## Supplied data
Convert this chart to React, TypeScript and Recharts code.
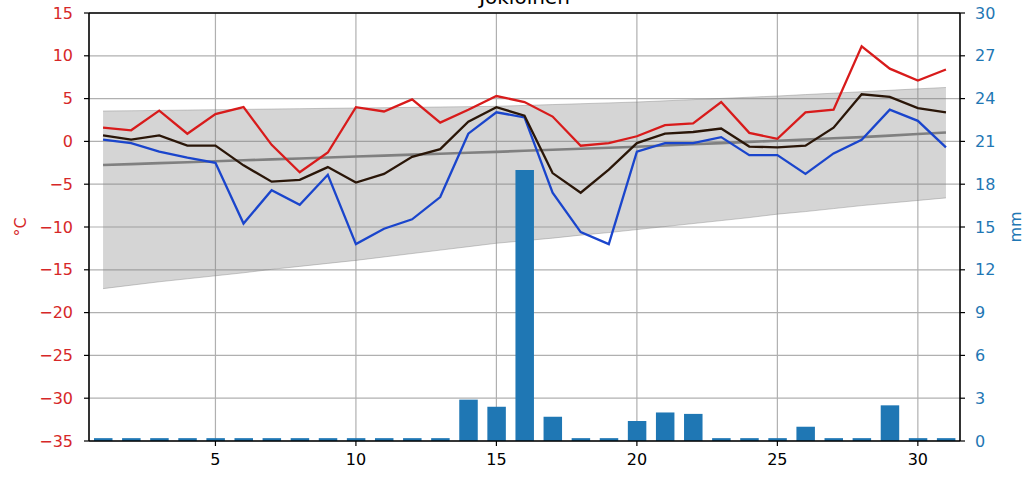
import React from "react";
import {
  ComposedChart,
  Line,
  Area,
  Bar,
  XAxis,
  YAxis,
  CartesianGrid,
  ReferenceLine,
} from "recharts";

// day of month
const days = [
  1, 2, 3, 4, 5, 6, 7, 8, 9, 10, 11, 12, 13, 14, 15, 16,
  17, 18, 19, 20, 21, 22, 23, 24, 25, 26, 27, 28, 29, 30, 31,
];

// daily max / mean / min temperature (°C)
const tMax = [
  1.6, 1.3, 3.6, 0.9, 3.2, 4.0, -0.4, -3.6, -1.3, 4.0, 3.5, 4.9, 2.2, 3.7, 5.3, 4.6,
  2.9, -0.5, -0.2, 0.6, 1.9, 2.1, 4.6, 1.0, 0.3, 3.4, 3.7, 11.1, 8.5, 7.1, 8.4,
];
const tMean = [
  0.7, 0.2, 0.7, -0.5, -0.5, -2.8, -4.7, -4.5, -3.0, -4.8, -3.8, -1.8, -0.9, 2.3, 4.0, 3.0,
  -3.7, -6.0, -3.3, -0.2, 0.9, 1.1, 1.5, -0.6, -0.7, -0.5, 1.6, 5.5, 5.2, 3.9, 3.4,
];
const tMin = [
  0.2, -0.2, -1.2, -1.9, -2.5, -9.6, -5.7, -7.4, -3.9, -12.0, -10.2, -9.1, -6.5, 0.9, 3.4, 2.8,
  -6.0, -10.6, -12.0, -1.2, -0.2, -0.2, 0.5, -1.6, -1.6, -3.8, -1.4, 0.2, 3.7, 2.4, -0.7,
];

// long-term normal and its range
const tNormal = [
  -2.76, -2.65, -2.54, -2.43, -2.32, -2.21, -2.1, -1.99, -1.88, -1.77, -1.66, -1.55, -1.44, -1.33, -1.22, -1.1,
  -0.98, -0.86, -0.74, -0.62, -0.48, -0.34, -0.2, -0.06, 0.08, 0.22, 0.36, 0.5, 0.68, 0.86, 1.04,
];
const bandHigh = [
  3.55, 3.58, 3.62, 3.66, 3.7, 3.74, 3.78, 3.82, 3.86, 3.9, 3.94, 3.98, 4.02, 4.06, 4.1, 4.2,
  4.3, 4.4, 4.5, 4.6, 4.74, 4.88, 5.02, 5.16, 5.3, 5.47, 5.63, 5.8, 5.97, 6.14, 6.3,
];
const bandLow = [
  -17.2, -16.8, -16.4, -16.05, -15.7, -15.35, -14.95, -14.6, -14.25, -13.9, -13.5, -13.1, -12.7, -12.3, -11.9, -11.6,
  -11.3, -10.95, -10.65, -10.3, -9.95, -9.6, -9.25, -8.9, -8.5, -8.2, -7.85, -7.5, -7.2, -6.9, -6.6,
];

// daily precipitation (mm)
const precip = [
  0.2, 0.2, 0.2, 0.2, 0.2, 0.2, 0.2, 0.2, 0.2, 0.2, 0.2, 0.2, 0.2, 2.9, 2.4, 19.0,
  1.7, 0.2, 0.2, 1.4, 2.0, 1.9, 0.2, 0.2, 0.2, 1.0, 0.2, 0.2, 2.5, 0.2, 0.2,
];

const xTicks = [5, 10, 15, 20, 25, 30];
const tTicks = [-35, -30, -25, -20, -15, -10, -5, 0, 5, 10, 15];
const pTicks = [0, 3, 6, 9, 12, 15, 18, 21, 24, 27, 30];

const title = "Jokioinen";

const FONT = "'DejaVu Sans', sans-serif";
const RED = "#d62728";
const BLUE = "#1f77b4";

const fmt = (v: number) => (v < 0 ? "\u2212" + Math.abs(v) : String(v));

const data = days.map((d, i) => ({
  day: d,
  max: tMax[i],
  mean: tMean[i],
  min: tMin[i],
  normal: tNormal[i],
  band: [bandLow[i], bandHigh[i]],
  rain: precip[i],
}));

export default function App() {
  return (
    <div style={{ position: "absolute", left: 0, top: 0, width: 1034, height: 484, background: "#fff" }}>
      <ComposedChart
        width={1034}
        height={484}
        data={data}
        margin={{ top: 13, right: 0, bottom: 0, left: 0 }}
      >
        <CartesianGrid
          yAxisId="t"
          stroke="#b0b0b0"
          strokeWidth={1.2}
          horizontalValues={tTicks}
          verticalValues={xTicks}
        />
        <XAxis
          dataKey="day"
          type="number"
          domain={[0.5, 31.5]}
          ticks={xTicks}
          allowDataOverflow
          height={43}
          tickSize={5}
          tickMargin={8}
          tick={{ fontFamily: FONT, fontSize: 16, fill: "#000" }}
          axisLine={{ stroke: "#000", strokeWidth: 1.6 }}
          tickLine={{ stroke: "#000", strokeWidth: 1.2 }}
        />
        <YAxis
          yAxisId="t"
          orientation="left"
          type="number"
          domain={[-35, 15]}
          ticks={tTicks}
          allowDataOverflow
          width={89}
          tickSize={5}
          tickMargin={11}
          tickFormatter={fmt}
          tick={{ fontFamily: FONT, fontSize: 16, fill: RED }}
          axisLine={{ stroke: "#000", strokeWidth: 1.6 }}
          tickLine={{ stroke: "#000", strokeWidth: 1.2 }}
        />
        <YAxis
          yAxisId="p"
          orientation="right"
          type="number"
          domain={[0, 30]}
          ticks={pTicks}
          allowDataOverflow
          width={74}
          tickSize={5}
          tickMargin={10}
          tick={{ fontFamily: FONT, fontSize: 16, fill: BLUE, textAnchor: "start" }}
          axisLine={{ stroke: "#000", strokeWidth: 1.6 }}
          tickLine={{ stroke: "#000", strokeWidth: 1.2 }}
        />
        <ReferenceLine yAxisId="t" y={15} stroke="#000" strokeWidth={1.6} />
        <Area
          yAxisId="t"
          dataKey="band"
          type="linear"
          fill="#808080"
          fillOpacity={0.33}
          stroke="#808080"
          strokeOpacity={0.4}
          strokeWidth={1}
          isAnimationActive={false}
          dot={false}
          activeDot={false}
        />
        <Line
          yAxisId="t"
          dataKey="normal"
          type="linear"
          stroke="#808080"
          strokeWidth={2.6}
          dot={false}
          activeDot={false}
          isAnimationActive={false}
        />
        <Line
          yAxisId="t"
          dataKey="max"
          type="linear"
          stroke="#d81b1b"
          strokeWidth={2.3}
          dot={false}
          activeDot={false}
          isAnimationActive={false}
        />
        <Line
          yAxisId="t"
          dataKey="min"
          type="linear"
          stroke="#1a45cc"
          strokeWidth={2.3}
          dot={false}
          activeDot={false}
          isAnimationActive={false}
        />
        <Line
          yAxisId="t"
          dataKey="mean"
          type="linear"
          stroke="#2a1608"
          strokeWidth={2.3}
          dot={false}
          activeDot={false}
          isAnimationActive={false}
        />
        <Bar
          yAxisId="p"
          dataKey="rain"
          fill={BLUE}
          barSize={18.5}
          isAnimationActive={false}
        />
      </ComposedChart>
      <svg
        width={1034}
        height={484}
        style={{ position: "absolute", left: 0, top: 0, pointerEvents: "none" }}
      >
        <text x={524.5} y={4} textAnchor="middle" fontFamily={FONT} fontSize={20} fill="#000">
          {title}
        </text>
        <text
          x={0}
          y={0}
          transform="translate(26,227) rotate(-90)"
          textAnchor="middle"
          fontFamily={FONT}
          fontSize={16}
          fill={RED}
        >
          °C
        </text>
        <text
          x={0}
          y={0}
          transform="translate(1021,227) rotate(-90)"
          textAnchor="middle"
          fontFamily={FONT}
          fontSize={16}
          fill={BLUE}
        >
          mm
        </text>
      </svg>
    </div>
  );
}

## Task directions
Copy out all the data without changing anything, and drop the pictures.

## Solved exercise
Convert this chart to React, TypeScript and Recharts code.
import React from "react";
import {
  ComposedChart,
  Line,
  Area,
  Bar,
  XAxis,
  YAxis,
  CartesianGrid,
  ReferenceLine,
} from "recharts";

// day of month
const days = [
  1, 2, 3, 4, 5, 6, 7, 8, 9, 10, 11, 12, 13, 14, 15, 16,
  17, 18, 19, 20, 21, 22, 23, 24, 25, 26, 27, 28, 29, 30, 31,
];

// daily max / mean / min temperature (°C)
const tMax = [
  1.6, 1.3, 3.6, 0.9, 3.2, 4.0, -0.4, -3.6, -1.3, 4.0, 3.5, 4.9, 2.2, 3.7, 5.3, 4.6,
  2.9, -0.5, -0.2, 0.6, 1.9, 2.1, 4.6, 1.0, 0.3, 3.4, 3.7, 11.1, 8.5, 7.1, 8.4,
];
const tMean = [
  0.7, 0.2, 0.7, -0.5, -0.5, -2.8, -4.7, -4.5, -3.0, -4.8, -3.8, -1.8, -0.9, 2.3, 4.0, 3.0,
  -3.7, -6.0, -3.3, -0.2, 0.9, 1.1, 1.5, -0.6, -0.7, -0.5, 1.6, 5.5, 5.2, 3.9, 3.4,
];
const tMin = [
  0.2, -0.2, -1.2, -1.9, -2.5, -9.6, -5.7, -7.4, -3.9, -12.0, -10.2, -9.1, -6.5, 0.9, 3.4, 2.8,
  -6.0, -10.6, -12.0, -1.2, -0.2, -0.2, 0.5, -1.6, -1.6, -3.8, -1.4, 0.2, 3.7, 2.4, -0.7,
];

// long-term normal and its range
const tNormal = [
  -2.76, -2.65, -2.54, -2.43, -2.32, -2.21, -2.1, -1.99, -1.88, -1.77, -1.66, -1.55, -1.44, -1.33, -1.22, -1.1,
  -0.98, -0.86, -0.74, -0.62, -0.48, -0.34, -0.2, -0.06, 0.08, 0.22, 0.36, 0.5, 0.68, 0.86, 1.04,
];
const bandHigh = [
  3.55, 3.58, 3.62, 3.66, 3.7, 3.74, 3.78, 3.82, 3.86, 3.9, 3.94, 3.98, 4.02, 4.06, 4.1, 4.2,
  4.3, 4.4, 4.5, 4.6, 4.74, 4.88, 5.02, 5.16, 5.3, 5.47, 5.63, 5.8, 5.97, 6.14, 6.3,
];
const bandLow = [
  -17.2, -16.8, -16.4, -16.05, -15.7, -15.35, -14.95, -14.6, -14.25, -13.9, -13.5, -13.1, -12.7, -12.3, -11.9, -11.6,
  -11.3, -10.95, -10.65, -10.3, -9.95, -9.6, -9.25, -8.9, -8.5, -8.2, -7.85, -7.5, -7.2, -6.9, -6.6,
];

// daily precipitation (mm)
const precip = [
  0.2, 0.2, 0.2, 0.2, 0.2, 0.2, 0.2, 0.2, 0.2, 0.2, 0.2, 0.2, 0.2, 2.9, 2.4, 19.0,
  1.7, 0.2, 0.2, 1.4, 2.0, 1.9, 0.2, 0.2, 0.2, 1.0, 0.2, 0.2, 2.5, 0.2, 0.2,
];

const xTicks = [5, 10, 15, 20, 25, 30];
const tTicks = [-35, -30, -25, -20, -15, -10, -5, 0, 5, 10, 15];
const pTicks = [0, 3, 6, 9, 12, 15, 18, 21, 24, 27, 30];

const title = "Jokioinen";

const FONT = "'DejaVu Sans', sans-serif";
const RED = "#d62728";
const BLUE = "#1f77b4";

const fmt = (v: number) => (v < 0 ? "\u2212" + Math.abs(v) : String(v));

const data = days.map((d, i) => ({
  day: d,
  max: tMax[i],
  mean: tMean[i],
  min: tMin[i],
  normal: tNormal[i],
  band: [bandLow[i], bandHigh[i]],
  rain: precip[i],
}));

export default function App() {
  return (
    <div style={{ position: "absolute", left: 0, top: 0, width: 1034, height: 484, background: "#fff" }}>
      <ComposedChart
        width={1034}
        height={484}
        data={data}
        margin={{ top: 13, right: 0, bottom: 0, left: 0 }}
      >
        <CartesianGrid
          yAxisId="t"
          stroke="#b0b0b0"
          strokeWidth={1.2}
          horizontalValues={tTicks}
          verticalValues={xTicks}
        />
        <XAxis
          dataKey="day"
          type="number"
          domain={[0.5, 31.5]}
          ticks={xTicks}
          allowDataOverflow
          height={43}
          tickSize={5}
          tickMargin={8}
          tick={{ fontFamily: FONT, fontSize: 16, fill: "#000" }}
          axisLine={{ stroke: "#000", strokeWidth: 1.6 }}
          tickLine={{ stroke: "#000", strokeWidth: 1.2 }}
        />
        <YAxis
          yAxisId="t"
          orientation="left"
          type="number"
          domain={[-35, 15]}
          ticks={tTicks}
          allowDataOverflow
          width={89}
          tickSize={5}
          tickMargin={11}
          tickFormatter={fmt}
          tick={{ fontFamily: FONT, fontSize: 16, fill: RED }}
          axisLine={{ stroke: "#000", strokeWidth: 1.6 }}
          tickLine={{ stroke: "#000", strokeWidth: 1.2 }}
        />
        <YAxis
          yAxisId="p"
          orientation="right"
          type="number"
          domain={[0, 30]}
          ticks={pTicks}
          allowDataOverflow
          width={74}
          tickSize={5}
          tickMargin={10}
          tick={{ fontFamily: FONT, fontSize: 16, fill: BLUE, textAnchor: "start" }}
          axisLine={{ stroke: "#000", strokeWidth: 1.6 }}
          tickLine={{ stroke: "#000", strokeWidth: 1.2 }}
        />
        <ReferenceLine yAxisId="t" y={15} stroke="#000" strokeWidth={1.6} />
        <Area
          yAxisId="t"
          dataKey="band"
          type="linear"
          fill="#808080"
          fillOpacity={0.33}
          stroke="#808080"
          strokeOpacity={0.4}
          strokeWidth={1}
          isAnimationActive={false}
          dot={false}
          activeDot={false}
        />
        <Line
          yAxisId="t"
          dataKey="normal"
          type="linear"
          stroke="#808080"
          strokeWidth={2.6}
          dot={false}
          activeDot={false}
          isAnimationActive={false}
        />
        <Line
          yAxisId="t"
          dataKey="max"
          type="linear"
          stroke="#d81b1b"
          strokeWidth={2.3}
          dot={false}
          activeDot={false}
          isAnimationActive={false}
        />
        <Line
          yAxisId="t"
          dataKey="min"
          type="linear"
          stroke="#1a45cc"
          strokeWidth={2.3}
          dot={false}
          activeDot={false}
          isAnimationActive={false}
        />
        <Line
          yAxisId="t"
          dataKey="mean"
          type="linear"
          stroke="#2a1608"
          strokeWidth={2.3}
          dot={false}
          activeDot={false}
          isAnimationActive={false}
        />
        <Bar
          yAxisId="p"
          dataKey="rain"
          fill={BLUE}
          barSize={18.5}
          isAnimationActive={false}
        />
      </ComposedChart>
      <svg
        width={1034}
        height={484}
        style={{ position: "absolute", left: 0, top: 0, pointerEvents: "none" }}
      >
        <text x={524.5} y={4} textAnchor="middle" fontFamily={FONT} fontSize={20} fill="#000">
          {title}
        </text>
        <text
          x={0}
          y={0}
          transform="translate(26,227) rotate(-90)"
          textAnchor="middle"
          fontFamily={FONT}
          fontSize={16}
          fill={RED}
        >
          °C
        </text>
        <text
          x={0}
          y={0}
          transform="translate(1021,227) rotate(-90)"
          textAnchor="middle"
          fontFamily={FONT}
          fontSize={16}
          fill={BLUE}
        >
          mm
        </text>
      </svg>
    </div>
  );
}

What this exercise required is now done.